Beachwood, OH - It's hardly a secret to those familiar with the medium, but it bears noting that Jews are as crucial to comics as African-Americans are to jazz. For those unfamiliar, the short list includes the creators of Superman (Joe Shuster and Jerry Siegel), Batman (Bob Kane, born Robert Kahn), Captain America (Jack Kirby, born Jacob Kurtzberg), and Spider Man (Stan Lee, born Stanley Lieber). This is the crux of "Zap! Pow! Bam! The Superhero: The Golden Age of Comic Books, 1938-1950, currently at the Maltz Museum of Jewish Heritage in Cleveland Heights. Much of the show is aimed squarely at the kids, who can gawk at a life-size Superman crashing through a brick wall, and put on child-sized costumes of DC and Marvel characters padded with foam muscles. (Watching them run around in these things was a hoot. One of them, holding himself in a manner indicating a need for an imminent trip to the little boys' room, caused me to remark to my wife that he was soon going to become Aquaman in more ways than one.) But there is also a lot of good original art on display. The panel-busting genius of Will Eisner is in full effect on one particular page from The Spirit. On an old Batman and Robin cover, Kirby unleashes the drama of his sculpted forms in their distinctive high-contrast environments. (It's important to appreciate that Kirby invented those distinctive ruled stripes that indicate flying bullets, shooting shrapnel, and whatever the bad guys have thrown at you at lethal velocity.) Also of note is the underrated Jerry Robinson, who invented Robin, and had a refined, clear style with enormous authority.
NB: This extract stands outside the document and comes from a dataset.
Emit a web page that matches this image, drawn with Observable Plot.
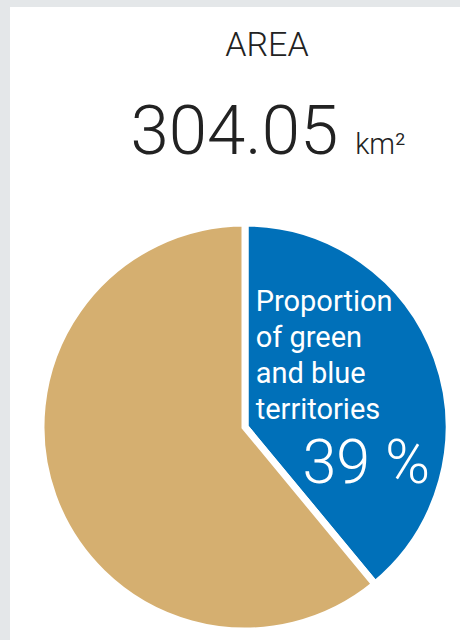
<!DOCTYPE html>
<html>
<head>
<meta charset="utf-8">
<script src="https://cdn.jsdelivr.net/npm/d3@7"></script>
<script src="https://cdn.jsdelivr.net/npm/@observablehq/plot@0.6"></script>
<style>
  html, body { margin: 0; padding: 0; }
  body { width: 460px; height: 640px; background: #e4e7e9; position: relative; overflow: hidden; font-family: Roboto, "Noto Sans", sans-serif; }
  #card { position: absolute; left: 10px; top: 7px; width: 450px; height: 633px; background: #fff; }
  #title { position: absolute; left: 167px; width: 200px; top: 24px; text-align: center; font-size: 34px; font-weight: 300; color: #222; line-height: 40px; }
  #value { position: absolute; left: 68px; width: 400px; top: 91px; text-align: center; font-size: 69px; font-weight: 300; color: #222; line-height: 80px; white-space: nowrap; }
  #value .unit { font-size: 29px; }
  #chart { position: absolute; left: 0; top: 200px; }
</style>
</head>
<body>
<div id="card"></div>
<div id="title"></div>
<div id="value"></div>
<div id="chart"></div>
<script>
// ---- data ----
const titleText = "AREA";
const areaValue = "304.05";
const areaUnit = "km²";
const categories = ["Green and blue territories", "Other territories"];
const shares = [39, 61];
const sliceColors = ["#0070b9", "#d5af70"];
const labelLines = "Proportion\nof green\nand blue\nterritories";
const percentLabel = "39 %";

document.getElementById("title").textContent = titleText;
const v = document.getElementById("value");
v.textContent = areaValue + " ";
const u = document.createElement("span");
u.className = "unit";
u.textContent = areaUnit;
v.appendChild(u);

const slices = categories.map((c, i) => ({category: c, share: shares[i]}));

// pie geometry in plot pixels
const cx = 245, cy = 227, R = 204;

function pieMark(index, scales, values, dimensions) {
  const x0 = scales.x(0), y0 = scales.y(0), rad = scales.x(1) - x0;
  const arcs = d3.pie().sort(null).value(d => d.share)(slices);
  const arc = d3.arc().innerRadius(0).outerRadius(rad);
  const g = d3.create("svg:g").attr("transform", `translate(${x0},${y0})`);
  g.selectAll("path").data(arcs).join("path")
    .attr("d", arc)
    .attr("fill", d => scales.color ? scales.color(d.data.category) : sliceColors[categories.indexOf(d.data.category)])
    .attr("stroke", "white")
    .attr("stroke-width", 7)
    .attr("stroke-linejoin", "miter");
  return g.node();
}

const labels = [{x: 0.05, y: 0.695, text: labelLines}];
const pct = [{x: 0.905, y: -0.27, text: percentLabel}];

const chart = Plot.plot({
  width: 460,
  height: 440,
  margin: 0,
  x: {domain: [-1, 1], range: [cx - R, cx + R], axis: null},
  y: {domain: [-1, 1], range: [cy + R, cy - R], axis: null},
  color: {domain: categories, range: sliceColors},
  style: {background: "transparent", fontFamily: "Roboto, 'Noto Sans', sans-serif"},
  marks: [
    pieMark,
    Plot.text(labels, {x: "x", y: "y", text: "text", textAnchor: "start", lineAnchor: "top", fontSize: 29, lineHeight: 1.24, fill: "white", fontWeight: 400}),
    Plot.text(pct, {x: "x", y: "y", text: "text", textAnchor: "end", lineAnchor: "bottom", fontSize: 61, fill: "white", fontWeight: 300})
  ]
});
document.getElementById("chart").appendChild(chart);
</script>
</body>
</html>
One could squint a bit and find all the templates for comics in the stories of the Jews: Superman as Samson, Batman as the sling-wielding David, Hulk as the Golem. But the whole enterprise of comics is driven by a problem with a particularly Jewish flavor: the path of righteousness. "Justice, justice you shall pursue," says the Torah. Not, apparently, to Batman, but it might as well have.

Detective Comics #71. Cover art by Jerry Robinson. © 1942 DC Comics. Batman, Robin & The Joker ™ and © DC Comics. All rights Reserved. Used with Permission. From the collection of Jerry Robinson.

Superman #14. Cover art by Fred Ray. © 1941 DC Comics. Superman ™ and © DC Comics. All rights Reserved. Used with Permission. From the collection of Jerry Robinson.

Wonder Woman #1, Summer 1942. Publisher: DC Comics. Collection of Michigan State University Libraries.

Detective Comics #69, cover art featuring the two‐gun Joker in battle with Batman and Robin, November 1942. Artist: Jerry Robinson; Publisher: DC Comics. Collection of Jerry Robinson.




September 22, 2008, 10:40 AM

George Herriman was doing those "velocity lines" in Krazy Kat before Kirby was born.



September 22, 2008, 10:50 AM

Man, the Joker used to be freakin' huge...



September 22, 2008, 1:59 PM

He didn't invent the metaphor, but he developed a particular version of them that was so widely copied as to become part of the comics vocabulary.



September 22, 2008, 6:17 PM

Well, just to split a hair, I would call that a refinment rather than an invention.


william hessian

September 22, 2008, 11:04 PM

i never even read batman comics, nor really watched the shows, but the mythology of batman is still somehow very strong in my mind. even though ive never seen these covers, they seem very nostalgic to me.

love the blog tho. ill be back.

check out my blog sometime:



September 23, 2008, 6:32 AM

the jokers artlout finest ...


Chris Rywalt

September 23, 2008, 12:35 PM

Have you read The Adventures of Kavalier and Clay? It specifically lays out the connection between Superman and Jewishness, how Superman is the mystical and mythical force for justice -- especially for justice for the downtrodden Jewish people -- in a very entertaining read. It's loosely based on on the Shuster and Siegel story, with some Jack Kirby thrown in, and small cameos by comics greats.

Another interesting book involving comics comes from an entirely different direction: The Mysterious Flame of Queen Loana by Umberto Eco. An exploration of the comics of Italy in the early to mid-20th century. More frustrating and opaque than K&C but intriguing and absorbing in its own way.